- [THE INPUT]:
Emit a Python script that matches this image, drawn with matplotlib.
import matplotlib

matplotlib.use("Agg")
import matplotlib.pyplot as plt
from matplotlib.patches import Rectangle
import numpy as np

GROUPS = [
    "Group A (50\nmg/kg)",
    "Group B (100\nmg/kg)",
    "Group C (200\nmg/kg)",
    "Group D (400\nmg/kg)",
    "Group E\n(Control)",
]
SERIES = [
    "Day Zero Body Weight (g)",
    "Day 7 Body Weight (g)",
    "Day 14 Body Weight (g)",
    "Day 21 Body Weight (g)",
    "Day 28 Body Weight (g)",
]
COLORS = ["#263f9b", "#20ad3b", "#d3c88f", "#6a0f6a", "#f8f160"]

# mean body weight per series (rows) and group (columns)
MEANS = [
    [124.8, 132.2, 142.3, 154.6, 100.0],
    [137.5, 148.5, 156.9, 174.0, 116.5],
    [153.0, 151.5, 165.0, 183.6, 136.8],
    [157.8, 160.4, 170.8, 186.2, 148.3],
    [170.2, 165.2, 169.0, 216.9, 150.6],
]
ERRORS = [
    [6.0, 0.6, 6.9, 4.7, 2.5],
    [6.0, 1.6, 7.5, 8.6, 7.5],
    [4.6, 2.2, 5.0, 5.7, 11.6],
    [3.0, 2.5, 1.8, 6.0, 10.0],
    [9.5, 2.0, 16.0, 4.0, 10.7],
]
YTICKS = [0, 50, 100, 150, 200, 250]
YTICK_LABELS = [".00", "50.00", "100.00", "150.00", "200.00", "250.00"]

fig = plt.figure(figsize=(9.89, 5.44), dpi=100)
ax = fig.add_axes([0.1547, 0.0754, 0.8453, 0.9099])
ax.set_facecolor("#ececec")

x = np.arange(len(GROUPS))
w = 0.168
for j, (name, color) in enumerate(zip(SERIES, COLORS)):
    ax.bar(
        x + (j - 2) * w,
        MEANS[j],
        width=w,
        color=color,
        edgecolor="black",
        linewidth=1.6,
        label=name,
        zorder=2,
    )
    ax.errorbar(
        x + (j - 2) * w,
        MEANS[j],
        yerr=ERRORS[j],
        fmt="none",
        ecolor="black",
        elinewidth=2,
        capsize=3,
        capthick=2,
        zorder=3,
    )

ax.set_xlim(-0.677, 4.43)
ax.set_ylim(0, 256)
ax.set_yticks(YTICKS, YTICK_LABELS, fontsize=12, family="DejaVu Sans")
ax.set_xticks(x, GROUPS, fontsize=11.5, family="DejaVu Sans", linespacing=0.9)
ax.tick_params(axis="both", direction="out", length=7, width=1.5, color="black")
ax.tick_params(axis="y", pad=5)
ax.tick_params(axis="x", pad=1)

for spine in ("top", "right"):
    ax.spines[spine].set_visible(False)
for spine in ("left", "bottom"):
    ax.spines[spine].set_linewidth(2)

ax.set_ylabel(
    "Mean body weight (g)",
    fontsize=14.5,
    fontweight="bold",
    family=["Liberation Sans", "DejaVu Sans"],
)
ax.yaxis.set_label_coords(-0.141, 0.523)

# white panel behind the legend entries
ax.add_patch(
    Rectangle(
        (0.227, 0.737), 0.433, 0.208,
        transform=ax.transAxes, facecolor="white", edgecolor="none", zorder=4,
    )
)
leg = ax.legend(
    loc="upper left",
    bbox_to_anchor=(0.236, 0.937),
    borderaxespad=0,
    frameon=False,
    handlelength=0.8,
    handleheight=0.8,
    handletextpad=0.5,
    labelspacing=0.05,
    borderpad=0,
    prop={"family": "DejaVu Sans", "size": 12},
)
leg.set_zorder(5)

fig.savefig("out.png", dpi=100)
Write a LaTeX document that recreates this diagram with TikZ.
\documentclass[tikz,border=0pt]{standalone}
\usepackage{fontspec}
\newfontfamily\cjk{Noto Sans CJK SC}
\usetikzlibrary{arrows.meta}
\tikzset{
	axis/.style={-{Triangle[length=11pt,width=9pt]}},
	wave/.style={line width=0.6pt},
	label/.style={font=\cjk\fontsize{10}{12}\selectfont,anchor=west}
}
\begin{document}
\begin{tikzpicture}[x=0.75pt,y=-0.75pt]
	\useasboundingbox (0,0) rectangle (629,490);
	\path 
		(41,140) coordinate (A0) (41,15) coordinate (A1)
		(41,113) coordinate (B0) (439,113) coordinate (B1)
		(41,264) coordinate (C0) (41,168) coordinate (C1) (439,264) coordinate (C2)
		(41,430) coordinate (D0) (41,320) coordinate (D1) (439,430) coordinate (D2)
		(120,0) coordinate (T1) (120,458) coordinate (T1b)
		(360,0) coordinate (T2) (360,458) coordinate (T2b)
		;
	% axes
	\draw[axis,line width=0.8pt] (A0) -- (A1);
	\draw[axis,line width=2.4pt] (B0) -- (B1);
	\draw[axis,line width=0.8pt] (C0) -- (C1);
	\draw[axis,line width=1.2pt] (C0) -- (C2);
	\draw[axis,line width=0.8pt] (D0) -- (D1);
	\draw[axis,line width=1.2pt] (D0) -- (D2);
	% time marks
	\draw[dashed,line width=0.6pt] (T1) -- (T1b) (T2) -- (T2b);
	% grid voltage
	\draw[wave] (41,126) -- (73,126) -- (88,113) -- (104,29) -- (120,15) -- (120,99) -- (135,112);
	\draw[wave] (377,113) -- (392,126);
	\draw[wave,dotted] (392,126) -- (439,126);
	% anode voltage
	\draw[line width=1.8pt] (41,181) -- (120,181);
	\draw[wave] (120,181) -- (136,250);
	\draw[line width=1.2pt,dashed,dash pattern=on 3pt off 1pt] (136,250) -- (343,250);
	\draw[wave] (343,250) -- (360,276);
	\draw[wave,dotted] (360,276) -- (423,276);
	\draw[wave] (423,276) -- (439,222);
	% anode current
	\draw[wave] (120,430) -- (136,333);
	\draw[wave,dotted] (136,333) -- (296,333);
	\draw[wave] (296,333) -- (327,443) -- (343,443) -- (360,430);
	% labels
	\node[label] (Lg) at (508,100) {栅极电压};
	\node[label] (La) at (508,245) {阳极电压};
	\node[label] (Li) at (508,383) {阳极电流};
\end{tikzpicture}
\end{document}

* * *

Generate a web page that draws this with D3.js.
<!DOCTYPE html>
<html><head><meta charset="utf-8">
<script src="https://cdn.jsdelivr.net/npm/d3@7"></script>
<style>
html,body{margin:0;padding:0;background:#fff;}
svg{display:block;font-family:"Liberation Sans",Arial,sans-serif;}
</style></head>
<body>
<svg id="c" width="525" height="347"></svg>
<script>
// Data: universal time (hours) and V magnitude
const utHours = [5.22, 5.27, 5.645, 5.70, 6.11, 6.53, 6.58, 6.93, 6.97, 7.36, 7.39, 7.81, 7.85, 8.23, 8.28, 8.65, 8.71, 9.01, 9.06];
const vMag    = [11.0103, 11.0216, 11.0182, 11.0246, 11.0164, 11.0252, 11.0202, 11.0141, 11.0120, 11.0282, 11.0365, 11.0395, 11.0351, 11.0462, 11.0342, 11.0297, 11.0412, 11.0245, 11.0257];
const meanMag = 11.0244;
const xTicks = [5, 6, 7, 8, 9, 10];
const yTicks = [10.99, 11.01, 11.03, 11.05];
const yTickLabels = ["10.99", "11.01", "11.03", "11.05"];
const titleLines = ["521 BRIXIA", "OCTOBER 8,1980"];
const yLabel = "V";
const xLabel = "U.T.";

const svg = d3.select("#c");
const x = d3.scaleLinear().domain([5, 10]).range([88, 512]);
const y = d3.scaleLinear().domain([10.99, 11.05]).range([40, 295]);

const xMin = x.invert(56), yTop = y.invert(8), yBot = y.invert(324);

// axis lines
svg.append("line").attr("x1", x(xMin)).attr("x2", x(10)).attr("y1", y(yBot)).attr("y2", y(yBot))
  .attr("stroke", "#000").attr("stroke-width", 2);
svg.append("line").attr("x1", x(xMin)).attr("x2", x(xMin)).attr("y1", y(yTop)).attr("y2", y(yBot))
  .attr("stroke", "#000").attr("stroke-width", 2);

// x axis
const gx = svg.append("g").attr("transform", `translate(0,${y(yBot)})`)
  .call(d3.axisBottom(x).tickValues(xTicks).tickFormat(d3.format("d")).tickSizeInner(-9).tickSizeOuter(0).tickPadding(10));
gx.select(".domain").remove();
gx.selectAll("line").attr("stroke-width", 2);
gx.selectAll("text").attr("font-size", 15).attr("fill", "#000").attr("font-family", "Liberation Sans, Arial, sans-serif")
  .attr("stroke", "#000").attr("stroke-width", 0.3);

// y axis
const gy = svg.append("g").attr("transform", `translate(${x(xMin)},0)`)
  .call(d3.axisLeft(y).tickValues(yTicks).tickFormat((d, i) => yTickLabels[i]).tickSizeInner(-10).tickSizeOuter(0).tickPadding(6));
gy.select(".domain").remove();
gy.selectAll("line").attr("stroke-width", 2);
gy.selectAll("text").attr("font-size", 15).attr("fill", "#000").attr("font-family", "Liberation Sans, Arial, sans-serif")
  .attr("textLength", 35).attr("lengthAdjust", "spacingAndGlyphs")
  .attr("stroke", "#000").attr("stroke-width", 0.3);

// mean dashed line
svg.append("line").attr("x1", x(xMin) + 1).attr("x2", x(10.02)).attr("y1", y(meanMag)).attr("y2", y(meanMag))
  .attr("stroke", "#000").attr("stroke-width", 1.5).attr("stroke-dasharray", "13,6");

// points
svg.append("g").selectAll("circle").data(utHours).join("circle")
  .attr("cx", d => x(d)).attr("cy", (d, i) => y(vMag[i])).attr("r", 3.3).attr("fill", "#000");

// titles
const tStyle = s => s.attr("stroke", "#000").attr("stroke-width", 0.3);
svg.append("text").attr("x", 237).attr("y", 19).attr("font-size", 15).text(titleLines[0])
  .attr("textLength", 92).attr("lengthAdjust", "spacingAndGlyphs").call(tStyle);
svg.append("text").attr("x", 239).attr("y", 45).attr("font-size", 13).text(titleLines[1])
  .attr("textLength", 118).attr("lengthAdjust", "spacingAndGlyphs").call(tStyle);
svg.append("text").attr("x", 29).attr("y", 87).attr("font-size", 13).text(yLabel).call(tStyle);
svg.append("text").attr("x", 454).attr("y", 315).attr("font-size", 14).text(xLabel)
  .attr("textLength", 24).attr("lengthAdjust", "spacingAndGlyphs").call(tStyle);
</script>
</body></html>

==

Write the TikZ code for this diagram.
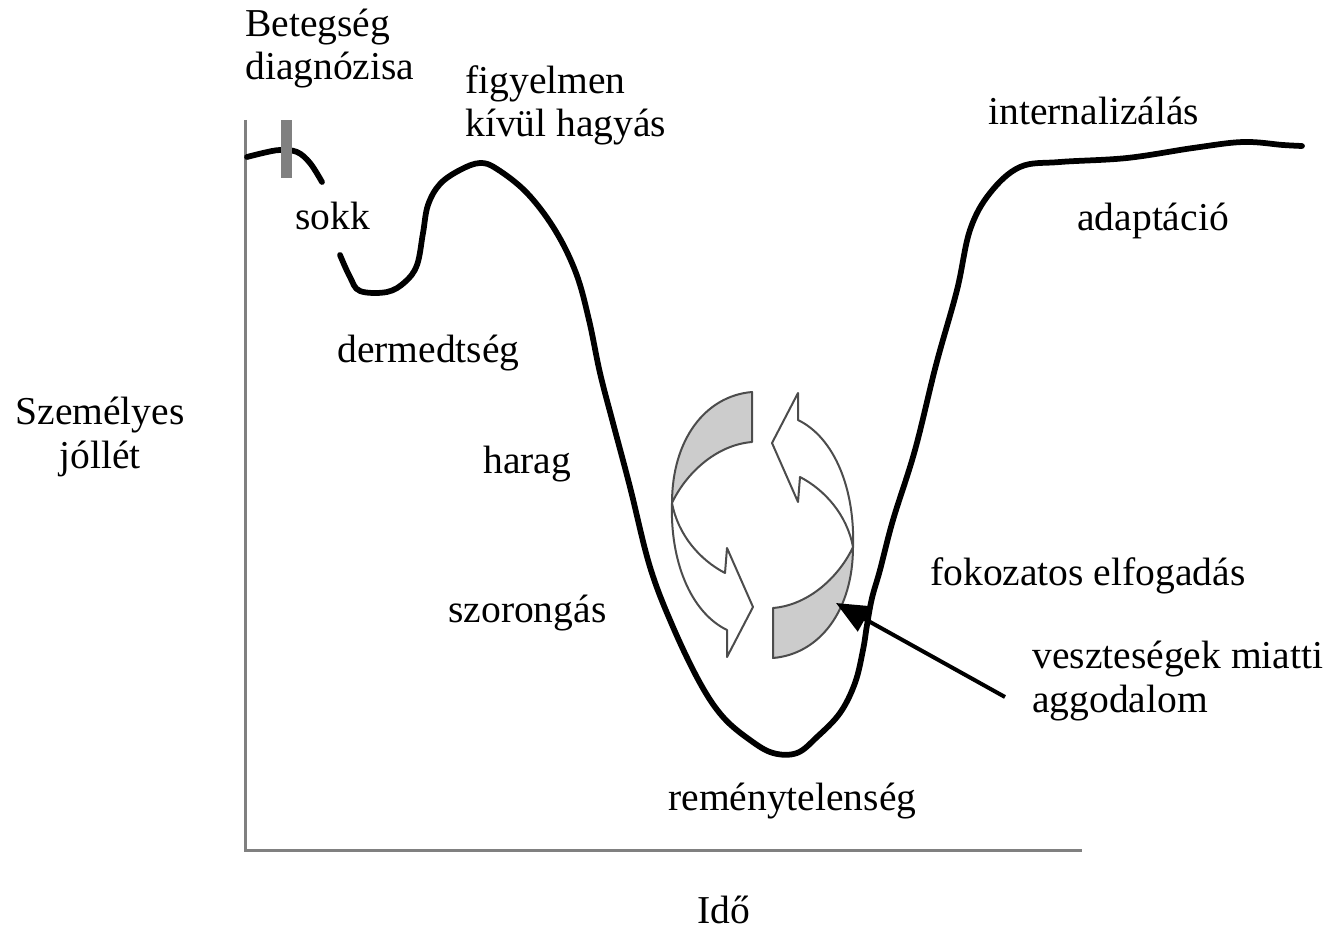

- [SET TASK]:
Working from the data above, extract solely the lines from the one containing "Emit a Python" through the one containing "import numpy as np", exactly as they appear, both included.

- [PROBLEM SOLUTION]:
Emit a Python script that matches this image, drawn with matplotlib.
import matplotlib

matplotlib.use("Agg")
import matplotlib.pyplot as plt
from matplotlib.patches import Rectangle
import numpy as np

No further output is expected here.